Thursday, September 13, 2018

É Sempre Bom Lembrar...

Quatro gaivotas planaram rente à espuma do mar mexido, ele olhou para o vasto e sentiu a imensidão. Andava engasgado, juntando os cacos, transbordando aos poucos bocejo travado que não deixava o nó no peito desapertar - mas tá melhorando, dizia ele, falta cada vez menos para dissipar. Talvez em pouco tempo bastasse um soluço para destravar de vez, sacudir a poeira e pegar no tranco. Talvez não. Sonhava com cautela passo largo de perna que acostumara a ser preguiçosa. Mas era mais, era forte, elástico, força bruta em corpo compacto e flexível, explosão e tormento, ternura e suavidade. E a mente inquieta pairava em mil poesias dos tantos detalhes de flores, folhas, rachaduras em rochas e todo o azul que o mar resplandece. Tinha dor de homem menino e encantamento de menino homem. Era de sal, de terra, sólido, raiz de tronco largo de seiva doce, pérola em concha, ouro raro em rio escuro, era um bando de coisa linda mas se disfarçava de areia fina e achava que passava transparência.
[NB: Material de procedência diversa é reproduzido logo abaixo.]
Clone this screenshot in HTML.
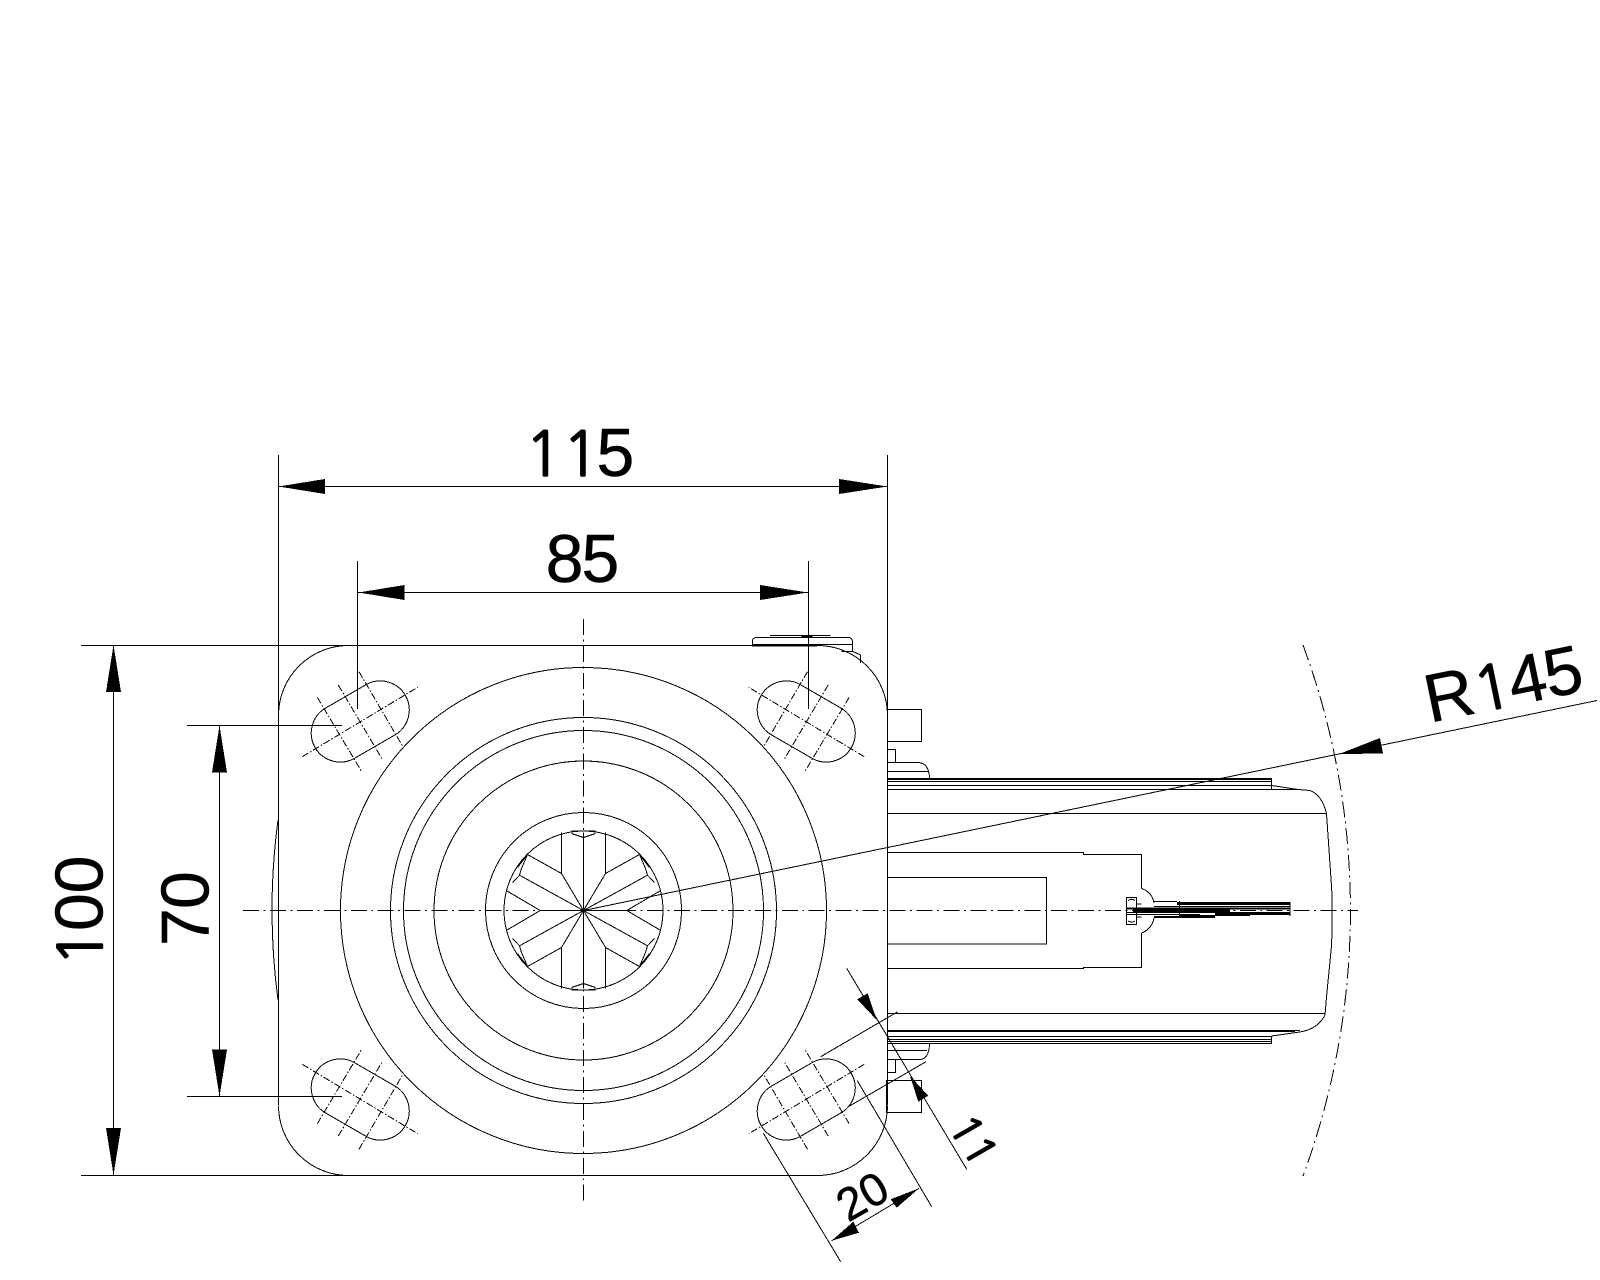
<!DOCTYPE html>
<html><head><meta charset="utf-8"><style>
html,body{margin:0;padding:0;background:#fff}
svg{display:block}
text{font-family:"Liberation Sans",sans-serif;fill:#000;stroke:#000;stroke-width:.5}
text.o{font-family:"NanumGothic","Liberation Sans",sans-serif;text-anchor:middle;stroke-width:1.5}
</style></head><body>
<svg xmlns="http://www.w3.org/2000/svg" width="1600" height="1280" viewBox="0 0 1600 1280" shape-rendering="crispEdges">
<rect width="1600" height="1280" fill="#fff"/>
<defs>
<g id="slot" fill="none" stroke="#000">
<path d="M366.5 684.4 L325 708.4 A29 29 0 0 0 354 758.6 L395.5 734.6 A29 29 0 0 0 366.5 684.4 Z"/>
<g stroke-dasharray="7 2 1.5 2">
<path d="M302.3 756.7 L417.7 687.3"/>
<path d="M338.3 685 L382.7 760"/>
<path d="M317.3 697.3 L361.7 771.7"/>
<path d="M359 671.7 L403.3 747.3"/>
</g>
</g>
<g id="star" fill="none" stroke="#000">
<path d="M-22 -78 V-37 L0 0"/>
<path d="M-56 -56 L-22 -37"/>
<path d="M-64 -35.3 L0 0"/>
<path d="M-77.3 -20 L-43.3 0"/>
<path d="M-56 -56 L-62 -42 L-64 -35.3 L-71 -28"/>
<path d="M-56 -56 L-66 -43"/>
<path d="M0 -73 L-12 -77 M-12 -79.5 H0"/>
</g>
</defs>

<!-- plate -->
<g fill="none" stroke="#000">
<path d="M81 645.5 H817.5 A70 70 0 0 1 887.5 715.5"/>
<path d="M348.5 645.5 A70 70 0 0 0 278.5 715.5"/>
<path d="M81 1175.5 H817.5 A70 70 0 0 0 887.5 1105.5"/>
<path d="M348.5 1175.5 A70 70 0 0 1 278.5 1105.5"/>
<path d="M278 820 Q266 910 278 1000"/>
<path d="M278.5 455 V1105"/>
<path d="M887.5 455 V1105"/>
<path d="M357.5 561 V709"/>
<path d="M808.5 561 V709"/>
<path d="M187 725.5 H342"/>
<path d="M187 1096.5 H342"/>
<circle cx="583.5" cy="910.5" r="243"/>
<circle cx="583.5" cy="910.5" r="193"/>
<circle cx="583.5" cy="910.5" r="180"/>
<circle cx="583.5" cy="910.5" r="149.5"/>
<circle cx="583.5" cy="910.5" r="98"/>
<circle cx="583.5" cy="910.5" r="79.5"/>
</g>

<use href="#slot"/>
<use href="#slot" transform="translate(1166.5,0) scale(-1,1)"/>
<use href="#slot" transform="translate(0,1821) scale(1,-1)"/>
<use href="#slot" transform="translate(1166.5,1821) scale(-1,-1)"/>

<g transform="translate(583.5,910.5)">
<use href="#star"/>
<use href="#star" transform="scale(-1,1)"/>
<use href="#star" transform="scale(1,-1)"/>
<use href="#star" transform="scale(-1,-1)"/>
<path d="M0 -78 V78 M-43.3 0 H43.3" fill="none" stroke="#000"/>
</g>

<g fill="none" stroke="#000" stroke-dasharray="16 4.5 1.94 4.5">
<path d="M243 910.5 H1358"/>
<path d="M583.5 619 V1202"/>
<path d="M1303 645 A767 767 0 0 1 1303 1176"/>
</g>

<g fill="none" stroke="#000">
<path d="M752.5 645 V641 Q752.5 637.5 757 637.5 H848 Q852.5 637.5 852.5 642 V651.5"/>
<path d="M770 635.5 H830.5"/>
<path d="M841.5 651.5 H853 L860.5 655 V663"/>
<path d="M752 644.5 H852"/>
<path d="M752 645.5 H817" stroke-width="2"/>
<path d="M801.5 636 H812.5" stroke-width="2"/>
</g>

<g fill="none" stroke="#000">
<rect x="887.5" y="709.5" width="34" height="32"/>
<path d="M887 749.5 H895.5 V762.5"/>
<path d="M887 762.5 H918 Q929 763 929.5 778"/>
<path d="M887 771.5 H928.5"/>
<path d="M887 778.5 H1271.5 V789"/>
<path d="M887 779.5 H1271.5"/>
<path d="M887 781.5 H1271.5"/>
<path d="M887 785.5 H1271.5"/>
<path d="M887 789.5 H1298"/>
<path d="M887 813.5 H1326"/>
<path d="M887 1013.5 H1325"/>
<path d="M887 1030.5 H1300"/>
<path d="M887 1031.5 H1295"/>
<path d="M887 1036.5 H1271.5"/>
<path d="M887 1039.5 H1271.5"/>
<path d="M887 1041.5 H1271.5"/>
<path d="M887 1043.5 H1271.5 V1036"/>
<path d="M1271.5 785.5 L1298 789.5 L1310 790.5 Q1322 795 1326.5 813.5 L1331.5 886 Q1333 910 1331.5 946 L1326.5 997 L1325 1015 Q1318 1029 1300 1032 L1271.5 1036"/>
<path d="M887 852.5 H1083.5 V854.5 H1141.5 V888.5"/>
<path d="M887 968.5 H1083.5 V967.5 H1141.5 V933"/>
<rect x="887.5" y="877.5" width="159" height="66.5"/>
<path d="M887 1059.5 H920 Q929 1059 929.5 1044"/>
<path d="M887 1050.5 H927"/>
<path d="M887 1059.5 H895.5 V1072.5 H887"/>
<rect x="886.5" y="1080.5" width="35" height="32"/>
<rect x="1126.5" y="897.5" width="10" height="27"/>
<path d="M1136.5 904 H1141.5 M1136.5 917 H1141.5"/>
<path d="M1141.5 888.5 Q1152 892 1154 903 M1141.5 933 Q1152 929 1154 918"/>
<path d="M1179.5 901 V918 M1290 902 V916"/>
<path d="M1128 900.5 Q1132 898 1135 900.5 M1128 921 Q1132 923 1135 921"/>
<path d="M1154 901.5 H1177"/>
<path d="M1177 902.5 H1290"/>
<path d="M1177 904 H1290" stroke-width="2"/>
<path d="M1154 906.5 H1290"/>
<path d="M1126 908.5 H1290" stroke-width="2"/>
<path d="M1133 910.5 H1230" stroke-width="3"/>
<path d="M1126 912.5 H1290"/>
<path d="M1215 914 H1290" stroke-width="2"/>
<path d="M1126 914.5 H1200"/>
<path d="M1180 915.5 H1250"/>
<path d="M1154 917 H1215" stroke-width="2"/>
</g>

<g fill="none" stroke="#000">
<path d="M278.5 486.5 H887.5"/>
<path d="M357.5 592.5 H808.5"/>
<path d="M113.5 645 V1175"/>
<path d="M219.5 725.5 V1096.5"/>
<path d="M583.5 910.5 L1597 700.5"/>
<path d="M820.7 1056.7 L897.7 1011.7"/>
<path d="M848.3 1106.7 L926 1061.7"/>
<path d="M846.7 968.3 L966.7 1169.3"/>
<path d="M763.3 1133.3 L840.7 1261.7"/>
<path d="M857.3 1080.7 L931.7 1206.7"/>
<path d="M831.7 1240.7 L919 1188.3"/>
</g>
<g fill="#000" stroke="none">
<polygon points="278.5,486.5 325,479 325,494"/>
<polygon points="887.5,486.5 839,479 839,494"/>
<polygon points="358.5,592.5 404.5,585 404.5,600"/>
<polygon points="808,592.5 760,585 760,600"/>
<polygon points="113.5,645 106,692 121,692"/>
<polygon points="113.5,1175 106,1128 121,1128"/>
<polygon points="219.5,725.5 212,772.5 227,772.5"/>
<polygon points="219.5,1096.5 212,1049.5 227,1049.5"/>
<polygon points="1338.3,754.3 1383,753.3 1380,738"/>
<polygon points="876.7,1020 857.3,999.3 867.7,993.3"/>
<polygon points="910,1076 928.3,1095.7 918.3,1101.7"/>
<polygon points="831.7,1240.7 853.3,1221.7 859,1232.7"/>
<polygon points="919,1188.3 890.7,1199.3 896.7,1207.7"/>
</g>

<!-- labels -->
<g font-size="68">
<text class="o" font-size="61" x="543.5" y="476">1</text><text class="o" font-size="61" x="581" y="476">1</text><text x="596.5" y="476">5</text>
<text x="545.6" y="582">8</text><text x="581.5" y="582">5</text>
<g transform="translate(102.5,0) rotate(-90)">
<text class="o" font-size="61" x="-948" y="0">1</text><text x="-931" y="0">0</text><text x="-893.4" y="0">0</text>
</g>
<g transform="translate(208.5,0) rotate(-90)">
<text x="-946" y="0">7</text><text x="-909" y="0">0</text>
</g>
<g transform="translate(1429.7,722.8) rotate(-11.67)">
<text x="0" y="0">R</text><text class="o" font-size="61" x="68.5" y="0">1</text><text x="85.5" y="0">4</text><text x="122" y="0">5</text>
</g>
</g>
<g font-size="46">
<text class="o" font-size="41" stroke-width="1" transform="translate(954,1136.7) rotate(60)">1</text>
<text class="o" font-size="41" stroke-width="1" transform="translate(967.3,1158) rotate(60)">1</text>
<text text-anchor="middle" transform="translate(870.3,1210) rotate(-30)">20</text>
</g>
</svg>
</body></html>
Vinha cavando esse buraco em movediça fazia tempo, mas volta e meia vinha a maré cheia, enchia o copo de mar e o vazio ficava pleno pelo breve vagar daquele instante, e ele afinal entendia que era completo. Nesses dias via no espelho embaçado do banheiro o brilho lá no fundo do olho e lembrava de tudo, de quem era, do que queria, da força que tinha. Era grande.